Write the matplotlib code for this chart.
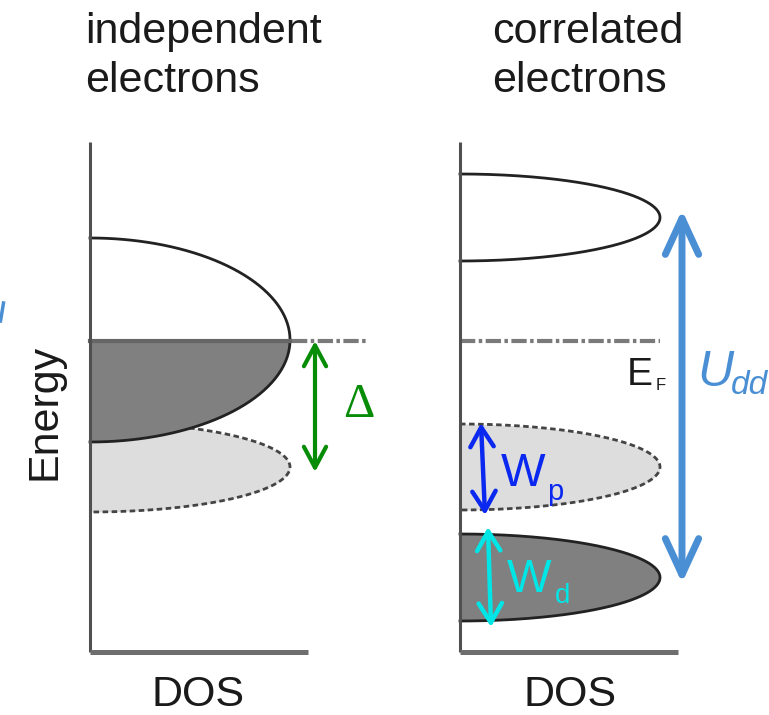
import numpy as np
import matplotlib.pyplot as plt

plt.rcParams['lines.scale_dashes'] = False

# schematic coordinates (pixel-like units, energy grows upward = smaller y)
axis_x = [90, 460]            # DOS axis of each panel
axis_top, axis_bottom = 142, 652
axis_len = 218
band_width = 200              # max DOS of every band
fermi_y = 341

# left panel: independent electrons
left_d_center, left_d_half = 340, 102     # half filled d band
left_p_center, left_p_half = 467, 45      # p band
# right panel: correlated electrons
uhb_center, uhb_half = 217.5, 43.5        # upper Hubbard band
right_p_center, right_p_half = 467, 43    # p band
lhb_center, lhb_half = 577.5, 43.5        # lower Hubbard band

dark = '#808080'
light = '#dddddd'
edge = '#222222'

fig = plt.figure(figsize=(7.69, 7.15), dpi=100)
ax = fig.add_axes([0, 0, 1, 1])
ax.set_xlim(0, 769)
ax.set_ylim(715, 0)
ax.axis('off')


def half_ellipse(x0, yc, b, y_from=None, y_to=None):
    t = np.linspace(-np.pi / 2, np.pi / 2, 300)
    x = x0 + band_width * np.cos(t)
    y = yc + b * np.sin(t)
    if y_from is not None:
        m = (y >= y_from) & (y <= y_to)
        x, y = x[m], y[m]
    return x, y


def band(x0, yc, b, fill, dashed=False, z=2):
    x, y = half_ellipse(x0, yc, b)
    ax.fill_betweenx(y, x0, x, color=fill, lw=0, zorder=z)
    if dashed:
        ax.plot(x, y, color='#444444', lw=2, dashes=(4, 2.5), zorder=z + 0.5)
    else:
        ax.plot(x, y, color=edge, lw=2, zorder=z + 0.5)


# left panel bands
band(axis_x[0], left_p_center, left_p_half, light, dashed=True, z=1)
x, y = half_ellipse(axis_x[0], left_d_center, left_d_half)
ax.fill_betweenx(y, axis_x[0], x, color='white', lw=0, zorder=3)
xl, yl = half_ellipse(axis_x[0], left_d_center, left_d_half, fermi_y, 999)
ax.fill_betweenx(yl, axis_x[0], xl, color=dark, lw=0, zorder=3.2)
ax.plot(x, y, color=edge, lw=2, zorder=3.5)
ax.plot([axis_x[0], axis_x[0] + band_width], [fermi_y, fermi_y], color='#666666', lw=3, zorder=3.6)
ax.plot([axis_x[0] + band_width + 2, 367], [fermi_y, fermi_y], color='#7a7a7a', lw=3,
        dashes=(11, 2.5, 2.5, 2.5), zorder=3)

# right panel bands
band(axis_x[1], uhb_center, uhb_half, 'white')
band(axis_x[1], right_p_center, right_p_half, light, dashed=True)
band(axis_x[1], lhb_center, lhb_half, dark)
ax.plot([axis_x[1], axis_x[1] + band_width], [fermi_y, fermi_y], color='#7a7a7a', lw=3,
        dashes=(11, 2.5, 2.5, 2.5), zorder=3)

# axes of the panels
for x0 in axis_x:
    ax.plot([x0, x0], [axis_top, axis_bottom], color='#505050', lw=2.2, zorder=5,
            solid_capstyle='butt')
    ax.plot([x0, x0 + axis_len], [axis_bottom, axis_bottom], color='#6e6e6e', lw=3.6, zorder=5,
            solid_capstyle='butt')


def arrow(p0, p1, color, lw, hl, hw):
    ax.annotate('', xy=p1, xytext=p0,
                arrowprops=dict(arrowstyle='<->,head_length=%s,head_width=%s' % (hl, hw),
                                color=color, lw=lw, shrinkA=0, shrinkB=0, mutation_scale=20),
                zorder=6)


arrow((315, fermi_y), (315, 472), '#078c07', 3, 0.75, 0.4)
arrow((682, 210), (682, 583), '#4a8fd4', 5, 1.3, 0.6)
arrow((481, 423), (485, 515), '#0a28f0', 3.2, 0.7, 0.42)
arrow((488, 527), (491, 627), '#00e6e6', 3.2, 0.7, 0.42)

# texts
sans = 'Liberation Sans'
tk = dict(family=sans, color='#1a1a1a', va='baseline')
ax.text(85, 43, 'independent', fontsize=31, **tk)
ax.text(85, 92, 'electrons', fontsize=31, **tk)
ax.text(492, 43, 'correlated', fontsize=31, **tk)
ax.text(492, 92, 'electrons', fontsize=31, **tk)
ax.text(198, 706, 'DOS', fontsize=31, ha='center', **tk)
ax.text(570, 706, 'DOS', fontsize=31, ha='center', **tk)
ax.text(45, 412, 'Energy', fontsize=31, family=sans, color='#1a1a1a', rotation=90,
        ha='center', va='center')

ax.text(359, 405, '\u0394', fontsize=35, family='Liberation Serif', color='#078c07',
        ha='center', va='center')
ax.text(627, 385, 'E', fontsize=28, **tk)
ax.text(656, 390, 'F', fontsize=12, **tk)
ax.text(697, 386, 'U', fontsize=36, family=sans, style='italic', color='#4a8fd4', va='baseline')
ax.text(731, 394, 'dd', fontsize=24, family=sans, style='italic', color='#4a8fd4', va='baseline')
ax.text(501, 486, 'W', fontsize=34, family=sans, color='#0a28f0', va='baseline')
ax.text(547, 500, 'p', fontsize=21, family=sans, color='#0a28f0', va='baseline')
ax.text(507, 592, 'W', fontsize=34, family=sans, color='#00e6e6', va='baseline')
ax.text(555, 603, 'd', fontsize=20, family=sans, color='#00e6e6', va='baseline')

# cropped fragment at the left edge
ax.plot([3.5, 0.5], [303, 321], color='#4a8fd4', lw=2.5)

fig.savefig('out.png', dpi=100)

------------------------------------------------------------------------

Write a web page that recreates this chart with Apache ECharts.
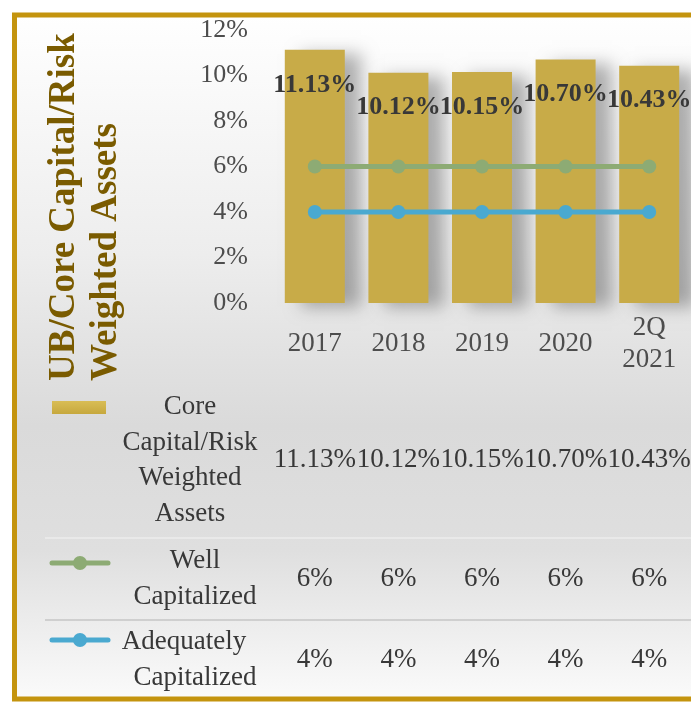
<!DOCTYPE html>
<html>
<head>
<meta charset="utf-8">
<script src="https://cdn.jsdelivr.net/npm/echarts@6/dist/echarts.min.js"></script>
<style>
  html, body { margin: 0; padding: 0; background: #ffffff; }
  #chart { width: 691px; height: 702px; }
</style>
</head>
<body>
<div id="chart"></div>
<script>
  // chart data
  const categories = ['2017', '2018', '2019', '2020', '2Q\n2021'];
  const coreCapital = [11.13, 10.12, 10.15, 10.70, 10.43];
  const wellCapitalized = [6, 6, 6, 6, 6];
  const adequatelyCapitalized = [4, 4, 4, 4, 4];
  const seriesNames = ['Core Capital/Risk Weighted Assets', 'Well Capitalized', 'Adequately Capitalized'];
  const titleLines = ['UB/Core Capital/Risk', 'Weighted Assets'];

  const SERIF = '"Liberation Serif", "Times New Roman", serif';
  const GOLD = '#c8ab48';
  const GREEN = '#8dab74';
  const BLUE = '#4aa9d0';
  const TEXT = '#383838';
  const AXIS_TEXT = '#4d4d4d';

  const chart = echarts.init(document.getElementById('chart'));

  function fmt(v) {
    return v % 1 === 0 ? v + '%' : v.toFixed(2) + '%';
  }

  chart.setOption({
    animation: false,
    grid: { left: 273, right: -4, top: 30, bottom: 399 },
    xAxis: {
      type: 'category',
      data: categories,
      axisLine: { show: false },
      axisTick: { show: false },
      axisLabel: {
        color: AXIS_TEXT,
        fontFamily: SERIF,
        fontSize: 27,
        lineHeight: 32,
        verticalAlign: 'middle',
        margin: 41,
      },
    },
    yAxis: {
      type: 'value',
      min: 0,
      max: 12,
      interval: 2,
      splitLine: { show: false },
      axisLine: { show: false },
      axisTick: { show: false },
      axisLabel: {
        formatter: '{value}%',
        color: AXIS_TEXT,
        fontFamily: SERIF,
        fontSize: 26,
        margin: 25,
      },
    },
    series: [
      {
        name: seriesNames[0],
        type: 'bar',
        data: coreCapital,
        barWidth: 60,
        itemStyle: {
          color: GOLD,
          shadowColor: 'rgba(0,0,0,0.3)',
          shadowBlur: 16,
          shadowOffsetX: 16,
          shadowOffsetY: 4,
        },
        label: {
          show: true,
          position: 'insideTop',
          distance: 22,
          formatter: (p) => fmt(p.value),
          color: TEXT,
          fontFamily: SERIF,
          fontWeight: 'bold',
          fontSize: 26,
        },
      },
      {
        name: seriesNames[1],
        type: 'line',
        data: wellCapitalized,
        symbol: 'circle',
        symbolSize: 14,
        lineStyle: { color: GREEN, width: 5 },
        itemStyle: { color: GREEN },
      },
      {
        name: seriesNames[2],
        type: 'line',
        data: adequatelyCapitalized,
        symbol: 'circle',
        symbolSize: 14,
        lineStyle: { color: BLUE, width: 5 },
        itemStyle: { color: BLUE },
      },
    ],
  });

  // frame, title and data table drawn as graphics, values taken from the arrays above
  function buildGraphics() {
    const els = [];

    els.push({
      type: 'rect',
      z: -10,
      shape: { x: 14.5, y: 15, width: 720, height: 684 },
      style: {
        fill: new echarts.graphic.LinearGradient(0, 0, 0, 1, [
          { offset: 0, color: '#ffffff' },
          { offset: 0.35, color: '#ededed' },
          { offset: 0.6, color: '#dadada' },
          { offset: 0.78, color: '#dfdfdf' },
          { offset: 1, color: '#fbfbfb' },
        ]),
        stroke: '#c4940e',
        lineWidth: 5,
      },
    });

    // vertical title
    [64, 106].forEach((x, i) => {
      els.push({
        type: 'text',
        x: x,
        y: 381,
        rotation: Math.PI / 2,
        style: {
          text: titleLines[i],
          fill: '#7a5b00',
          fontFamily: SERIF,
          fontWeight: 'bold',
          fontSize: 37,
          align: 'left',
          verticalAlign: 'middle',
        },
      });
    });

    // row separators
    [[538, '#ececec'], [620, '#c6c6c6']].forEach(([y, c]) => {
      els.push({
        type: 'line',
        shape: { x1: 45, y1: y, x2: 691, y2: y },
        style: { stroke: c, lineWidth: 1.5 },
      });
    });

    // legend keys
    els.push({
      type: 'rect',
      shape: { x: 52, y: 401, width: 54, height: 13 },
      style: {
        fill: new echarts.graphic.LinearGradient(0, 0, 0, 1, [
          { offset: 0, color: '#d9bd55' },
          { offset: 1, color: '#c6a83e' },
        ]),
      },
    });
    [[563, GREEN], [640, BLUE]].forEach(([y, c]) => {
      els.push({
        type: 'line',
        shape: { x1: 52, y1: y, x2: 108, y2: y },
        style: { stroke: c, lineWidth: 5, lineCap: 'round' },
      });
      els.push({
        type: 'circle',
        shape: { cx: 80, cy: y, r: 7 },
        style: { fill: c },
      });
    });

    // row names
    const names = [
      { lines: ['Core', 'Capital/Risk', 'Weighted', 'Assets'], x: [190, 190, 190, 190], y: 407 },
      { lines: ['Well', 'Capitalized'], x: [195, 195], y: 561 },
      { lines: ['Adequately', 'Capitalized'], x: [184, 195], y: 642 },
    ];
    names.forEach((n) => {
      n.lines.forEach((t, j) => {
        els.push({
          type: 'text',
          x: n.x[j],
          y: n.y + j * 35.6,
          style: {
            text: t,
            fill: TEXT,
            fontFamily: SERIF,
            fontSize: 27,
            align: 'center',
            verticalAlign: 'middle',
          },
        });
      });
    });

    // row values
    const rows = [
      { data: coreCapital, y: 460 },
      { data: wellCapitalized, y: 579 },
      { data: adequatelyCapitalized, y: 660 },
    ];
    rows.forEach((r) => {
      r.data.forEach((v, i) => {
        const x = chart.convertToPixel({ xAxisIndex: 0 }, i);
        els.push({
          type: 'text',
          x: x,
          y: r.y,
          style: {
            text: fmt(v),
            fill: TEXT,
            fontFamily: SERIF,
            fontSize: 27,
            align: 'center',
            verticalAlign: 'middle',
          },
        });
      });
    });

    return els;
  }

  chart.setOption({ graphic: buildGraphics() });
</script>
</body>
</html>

------------------------------------------------------------------------

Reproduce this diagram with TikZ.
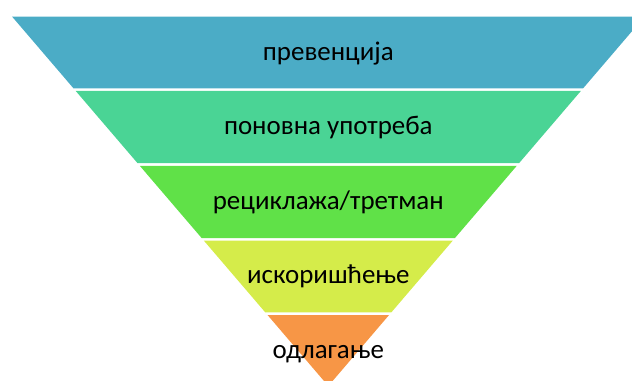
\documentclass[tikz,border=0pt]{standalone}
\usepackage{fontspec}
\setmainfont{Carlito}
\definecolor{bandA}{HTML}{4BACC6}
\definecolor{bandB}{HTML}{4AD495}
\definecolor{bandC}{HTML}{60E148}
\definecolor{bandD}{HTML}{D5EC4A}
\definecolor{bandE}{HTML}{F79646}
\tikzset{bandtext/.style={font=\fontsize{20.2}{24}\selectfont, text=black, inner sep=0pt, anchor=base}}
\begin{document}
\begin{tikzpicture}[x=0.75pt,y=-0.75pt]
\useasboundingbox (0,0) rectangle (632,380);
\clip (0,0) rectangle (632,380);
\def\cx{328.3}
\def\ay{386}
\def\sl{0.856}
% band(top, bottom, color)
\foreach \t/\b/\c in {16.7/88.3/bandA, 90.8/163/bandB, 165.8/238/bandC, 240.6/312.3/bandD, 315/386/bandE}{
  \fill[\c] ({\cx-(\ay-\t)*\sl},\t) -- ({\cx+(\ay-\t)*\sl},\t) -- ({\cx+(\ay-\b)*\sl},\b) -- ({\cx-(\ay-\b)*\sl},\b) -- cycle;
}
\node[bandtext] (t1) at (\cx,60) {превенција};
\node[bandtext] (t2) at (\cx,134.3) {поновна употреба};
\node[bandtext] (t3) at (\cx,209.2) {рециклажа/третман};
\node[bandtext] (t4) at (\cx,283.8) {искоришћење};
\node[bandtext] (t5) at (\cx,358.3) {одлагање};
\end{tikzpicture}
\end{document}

------------------------------------------------------------------------

Everything above from the line with "Write the matplotlib code for this chart." through the line with "fermi_y = 341" should be retyped exactly, and nothing else; omit pictures.

▶ Completed exercise:
Write the matplotlib code for this chart.
import numpy as np
import matplotlib.pyplot as plt

plt.rcParams['lines.scale_dashes'] = False

# schematic coordinates (pixel-like units, energy grows upward = smaller y)
axis_x = [90, 460]            # DOS axis of each panel
axis_top, axis_bottom = 142, 652
axis_len = 218
band_width = 200              # max DOS of every band
fermi_y = 341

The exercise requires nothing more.